Gitcoin Sends $460K to an Unrecoverable Address
Gitcoin faces setback as mistaken transfer results in loss of $461k worth of GTC tokens. Team takes proactive steps to prevent recurrence.
Gitcoin, a platform dedicated to funding Web3 builders seeking open-source work, recently faced a significant setback. On Oct. 6, project lead Coach Jonathan disclosed details of an unfortunate incident on the Gitcoin governance forum. The transfer, which was meant for a merchandise, memes, and marketing budget proposal, went wrong. Instead of reaching its intended multisignature address, the funds were mistakenly sent to a GTC token contract.
The mistaken transfer resulted in the loss of 521,440 GTC tokens. With the coin's value hovering just below $0.90 at the time, the total estimated loss amounted to around $461,000. The funds, now stuck in the contract, have been deemed irretrievable.
The transaction details and destination address.
After the transfer, Gitcoin's core developers were reached out to in order to investigate whether the contract had a withdrawal function or the possibility of being upgraded. It was verified that neither of these options was available, leading to the conclusion that the funds are now considered lost.
It seems that @gitcoin mistakenly sent ~521k $GTC (~$471k) to the token address instead of funding a workstream address
That is really sad to see. Effectively burning half a million $
How come none of the voter/signer noticed? Crypto UX is sadly really broken if this can happen pic.twitter.com/DhI7lPaViY — Lefteris Karapetsas | Hiring for @rotkiapp (@LefterisJP) October 7, 2023
In response to this incident, Gitcoin's team has been proactive in addressing the issue and ensuring such mistakes don't recur. They have outlined plans to enhance their processes and establish clearer accountability mechanisms. CoachJonathan emphasized the responsibility that large token holders and multisig signers bear, especially when handling funds that aren't theirs.

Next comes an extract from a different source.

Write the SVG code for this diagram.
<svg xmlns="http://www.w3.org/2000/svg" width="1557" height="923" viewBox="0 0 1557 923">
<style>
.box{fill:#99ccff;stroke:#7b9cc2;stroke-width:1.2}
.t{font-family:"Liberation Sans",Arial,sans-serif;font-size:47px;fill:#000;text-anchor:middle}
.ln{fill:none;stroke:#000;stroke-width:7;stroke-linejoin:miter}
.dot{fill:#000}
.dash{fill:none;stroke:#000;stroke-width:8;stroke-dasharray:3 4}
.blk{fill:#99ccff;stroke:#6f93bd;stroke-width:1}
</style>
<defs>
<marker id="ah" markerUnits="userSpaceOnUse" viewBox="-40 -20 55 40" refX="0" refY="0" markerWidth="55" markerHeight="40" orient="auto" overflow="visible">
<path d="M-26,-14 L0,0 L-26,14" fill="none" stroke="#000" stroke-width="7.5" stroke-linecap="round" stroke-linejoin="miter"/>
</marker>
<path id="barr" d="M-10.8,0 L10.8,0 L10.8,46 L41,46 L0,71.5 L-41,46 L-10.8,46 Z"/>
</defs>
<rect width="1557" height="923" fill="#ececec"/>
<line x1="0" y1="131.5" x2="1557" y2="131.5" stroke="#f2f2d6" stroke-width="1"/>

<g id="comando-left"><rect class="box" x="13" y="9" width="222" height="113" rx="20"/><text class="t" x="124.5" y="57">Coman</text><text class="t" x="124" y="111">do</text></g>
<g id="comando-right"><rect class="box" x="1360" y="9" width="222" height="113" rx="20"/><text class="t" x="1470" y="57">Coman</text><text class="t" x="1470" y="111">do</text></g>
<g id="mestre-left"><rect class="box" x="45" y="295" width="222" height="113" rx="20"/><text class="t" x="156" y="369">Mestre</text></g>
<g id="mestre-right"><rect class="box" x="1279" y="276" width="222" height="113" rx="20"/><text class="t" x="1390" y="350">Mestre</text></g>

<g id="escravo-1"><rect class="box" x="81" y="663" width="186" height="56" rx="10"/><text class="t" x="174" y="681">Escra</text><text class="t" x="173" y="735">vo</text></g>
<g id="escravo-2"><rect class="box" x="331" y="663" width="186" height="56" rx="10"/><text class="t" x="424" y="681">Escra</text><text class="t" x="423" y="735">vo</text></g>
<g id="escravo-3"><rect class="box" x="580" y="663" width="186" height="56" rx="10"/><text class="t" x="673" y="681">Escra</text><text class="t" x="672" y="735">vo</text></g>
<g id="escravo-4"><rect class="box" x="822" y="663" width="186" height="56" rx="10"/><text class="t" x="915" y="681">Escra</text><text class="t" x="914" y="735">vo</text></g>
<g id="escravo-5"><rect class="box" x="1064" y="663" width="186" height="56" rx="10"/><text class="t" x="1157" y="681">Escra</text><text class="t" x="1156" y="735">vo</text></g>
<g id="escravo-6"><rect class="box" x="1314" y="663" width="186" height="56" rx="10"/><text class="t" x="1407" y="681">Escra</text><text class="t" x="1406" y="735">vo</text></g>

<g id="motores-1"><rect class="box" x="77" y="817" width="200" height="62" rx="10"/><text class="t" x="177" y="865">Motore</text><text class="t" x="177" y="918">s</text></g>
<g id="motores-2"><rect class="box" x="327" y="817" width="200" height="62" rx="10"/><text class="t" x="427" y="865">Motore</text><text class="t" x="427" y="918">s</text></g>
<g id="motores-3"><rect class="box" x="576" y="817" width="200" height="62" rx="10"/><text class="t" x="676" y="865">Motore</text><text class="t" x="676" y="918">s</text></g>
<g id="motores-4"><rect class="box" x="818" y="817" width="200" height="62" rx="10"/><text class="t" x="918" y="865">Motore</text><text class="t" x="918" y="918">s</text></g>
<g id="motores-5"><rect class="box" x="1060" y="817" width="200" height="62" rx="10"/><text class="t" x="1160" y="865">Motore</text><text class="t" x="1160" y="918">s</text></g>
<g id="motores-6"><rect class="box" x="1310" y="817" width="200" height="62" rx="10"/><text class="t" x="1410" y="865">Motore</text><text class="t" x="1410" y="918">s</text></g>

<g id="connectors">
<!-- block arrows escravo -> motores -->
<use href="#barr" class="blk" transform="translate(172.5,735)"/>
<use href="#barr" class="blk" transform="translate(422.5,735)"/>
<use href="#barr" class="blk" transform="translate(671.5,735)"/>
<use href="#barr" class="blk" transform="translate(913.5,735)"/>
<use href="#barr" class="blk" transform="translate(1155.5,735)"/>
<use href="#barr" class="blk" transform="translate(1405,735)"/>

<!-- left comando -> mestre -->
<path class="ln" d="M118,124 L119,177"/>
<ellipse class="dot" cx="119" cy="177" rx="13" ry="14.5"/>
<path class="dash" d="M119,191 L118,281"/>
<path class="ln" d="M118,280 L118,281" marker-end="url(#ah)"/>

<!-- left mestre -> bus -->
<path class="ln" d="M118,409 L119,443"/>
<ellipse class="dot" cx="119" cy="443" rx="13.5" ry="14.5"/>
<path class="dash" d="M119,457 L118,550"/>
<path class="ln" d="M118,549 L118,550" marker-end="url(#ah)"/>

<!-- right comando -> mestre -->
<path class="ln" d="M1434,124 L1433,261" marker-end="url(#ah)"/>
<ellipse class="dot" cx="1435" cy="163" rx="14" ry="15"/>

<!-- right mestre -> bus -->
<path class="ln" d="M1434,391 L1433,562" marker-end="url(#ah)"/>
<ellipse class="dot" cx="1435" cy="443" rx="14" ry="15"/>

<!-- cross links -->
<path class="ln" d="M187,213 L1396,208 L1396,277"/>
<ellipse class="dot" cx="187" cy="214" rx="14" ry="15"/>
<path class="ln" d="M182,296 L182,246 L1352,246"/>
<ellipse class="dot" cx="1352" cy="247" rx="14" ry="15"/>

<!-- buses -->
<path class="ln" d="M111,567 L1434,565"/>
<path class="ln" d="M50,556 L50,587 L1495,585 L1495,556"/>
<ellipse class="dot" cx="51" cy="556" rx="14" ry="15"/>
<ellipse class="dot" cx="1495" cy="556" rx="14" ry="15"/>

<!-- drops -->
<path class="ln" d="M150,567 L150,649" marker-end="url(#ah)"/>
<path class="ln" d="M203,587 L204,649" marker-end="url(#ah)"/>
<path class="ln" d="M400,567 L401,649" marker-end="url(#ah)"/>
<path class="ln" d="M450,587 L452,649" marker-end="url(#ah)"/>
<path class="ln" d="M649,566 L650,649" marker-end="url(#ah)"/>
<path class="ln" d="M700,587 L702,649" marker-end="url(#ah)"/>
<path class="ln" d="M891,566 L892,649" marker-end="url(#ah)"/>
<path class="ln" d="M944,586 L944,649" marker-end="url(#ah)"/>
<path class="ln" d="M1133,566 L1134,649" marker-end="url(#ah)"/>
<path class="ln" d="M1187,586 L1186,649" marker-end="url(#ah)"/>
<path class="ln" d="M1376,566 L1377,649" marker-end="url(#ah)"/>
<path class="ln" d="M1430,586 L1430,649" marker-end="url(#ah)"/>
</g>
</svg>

“Large token holders and multisig signers have a responsibility to be extra diligent when it comes to handling funds that do not belong to them (myself included)”
Gitcoin researcher Umar Khan offered a different perspective on the forum, suggesting that the DAO could view the lost tokens as a reduction in GTC supply rather than a treasury fund loss.
Gitcoin's error isn't the first one. Such mistakes, whether due to human error or system flaws, have occurred in the past. For instance, Crypto.com once accidentally transferred $10.5 million to a client instead of a mere $100 refund.
Following the incident, GTC's price experienced a slight dip, falling 1.1% over the subsequent 24 hours. At the time of writing, it was trading at $0.883. It's worth noting that the token has seen a significant decline from its May 2021 all-time high of $89.62 reflecting a decrease of 99%.